** begin SUPPLIED MATERIAL **
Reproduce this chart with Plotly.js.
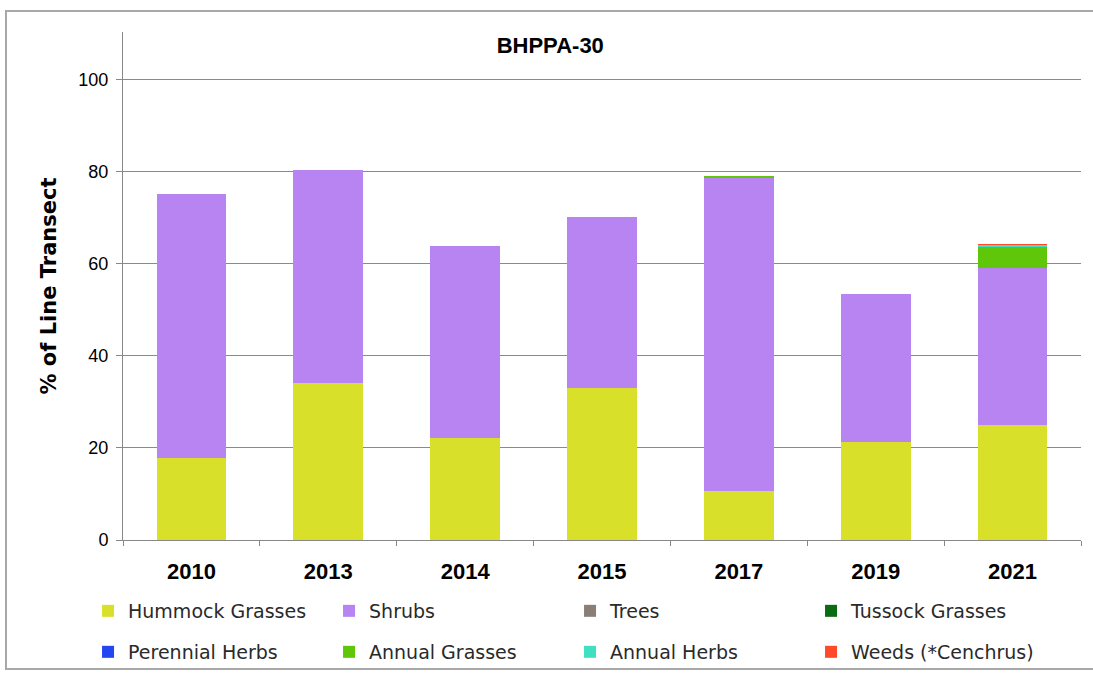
<!DOCTYPE html>
<html>
<head>
<meta charset="utf-8">
<script src="https://cdn.plot.ly/plotly-3.0.1.min.js"></script>
<style>
html,body{margin:0;padding:0;background:#fff;}
#wrap{position:relative;width:1093px;height:682px;}
#chart{width:1093px;height:682px;}
#frame{position:absolute;left:5px;top:10px;width:1100px;height:660px;border:2px solid #a8a8a8;box-sizing:border-box;pointer-events:none;}
</style>
</head>
<body>
<div id="wrap"><div id="chart"></div><div id="frame"></div></div>
<script>
var years = ['2010','2013','2014','2015','2017','2019','2021'];
var hummockGrasses = [17.8, 34.1, 22.1, 33.0, 10.6, 21.3, 24.9];
var shrubs = [57.5, 46.4, 41.7, 37.3, 68.1, 32.1, 34.3];
var trees = [0, 0, 0, 0, 0, 0, 0];
var tussockGrasses = [0, 0, 0, 0, 0, 0, 0];
var perennialHerbs = [0, 0, 0, 0, 0, 0, 0];
var annualGrasses = [0, 0, 0, 0, 0.4, 0, 4.4];
var annualHerbs = [0, 0, 0, 0, 0, 0, 0.5];
var weeds = [0, 0, 0, 0, 0, 0, 0.2];

var seriesNames = ['Hummock Grasses','Shrubs','Trees','Tussock Grasses','Perennial Herbs','Annual Grasses','Annual Herbs','Weeds (*Cenchrus)'];
var seriesData = [hummockGrasses, shrubs, trees, tussockGrasses, perennialHerbs, annualGrasses, annualHerbs, weeds];
var seriesColors = ['#d8e02a','#b884f2','#8a7f77','#0b6b12','#2346f0','#5fc60a','#3fe0c2','#ff4a2a'];

var traces = seriesNames.map(function(n,i){
  return {type:'bar', name:n, x:years, y:seriesData[i], legend:(i<4?'legend':'legend2'),
          marker:{color:seriesColors[i], line:{width:0}}, hoverinfo:'x+y+name'};
});

var legendFont = {family:'DejaVu Sans, Arial, sans-serif', size:19, color:'#2a2a2a'};
var layout = {
  width:1093, height:682,
  barmode:'stack', bargap:0.49,
  paper_bgcolor:'#ffffff', plot_bgcolor:'#ffffff',
  margin:{l:123, r:12, t:32, b:141},
  font:{family:'Open Sans, Arial, sans-serif', color:'#000'},
  title:{text:'<b>BHPPA-30</b>', x:0.446, xanchor:'center', xref:'paper', y:0.934, yref:'container', yanchor:'middle',
         font:{family:'Liberation Sans Narrow, Liberation Sans, Arial, sans-serif', size:22, color:'#000'}},
  xaxis:{type:'category', showline:true, linecolor:'#888', linewidth:1, ticks:'outside', tickson:'boundaries', ticklen:5, tickcolor:'#888',
         ticklabelstandoff:12,
         tickfont:{family:'Liberation Sans Narrow, Liberation Sans, Arial, sans-serif', size:22, color:'#000'}, tickprefix:'<b>', ticksuffix:'</b>', showgrid:false, fixedrange:true},
  yaxis:{range:[0,110.4], tickvals:[0,20,40,60,80,100], showgrid:true, gridcolor:'#8a8a8a', gridwidth:1, showline:true, linecolor:'#888', linewidth:1,
         ticks:'outside', ticklen:6, tickcolor:'#888', zeroline:false, ticklabelstandoff:4,
         tickfont:{family:'Liberation Sans, Arial, sans-serif', size:18, color:'#000'},
         title:{text:'<b>% of Line Transect</b>', standoff:16, font:{family:'DejaVu Sans, Arial, sans-serif', size:21, color:'#000'}}},
  showlegend:true,
  legend:{orientation:'h', x:-0.0365, xanchor:'left', y:-0.1375, yanchor:'middle', traceorder:'normal',
          entrywidth:196, entrywidthmode:'pixels', tracegroupgap:0, font:legendFont, bgcolor:'rgba(0,0,0,0)'},
  legend2:{orientation:'h', x:-0.0365, xanchor:'left', y:-0.218, yanchor:'middle', traceorder:'normal',
          entrywidth:196, entrywidthmode:'pixels', tracegroupgap:0, font:legendFont, bgcolor:'rgba(0,0,0,0)'}
};

Plotly.newPlot('chart', traces, layout, {displayModeBar:false, staticPlot:true});
</script>
</body>
</html>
** end SUPPLIED MATERIAL **
Show the lines that mention the word "chart".

Reproduce this chart with Plotly.js.
#chart{width:1093px;height:682px;}
<div id="wrap"><div id="chart"></div><div id="frame"></div></div>
Plotly.newPlot('chart', traces, layout, {displayModeBar:false, staticPlot:true});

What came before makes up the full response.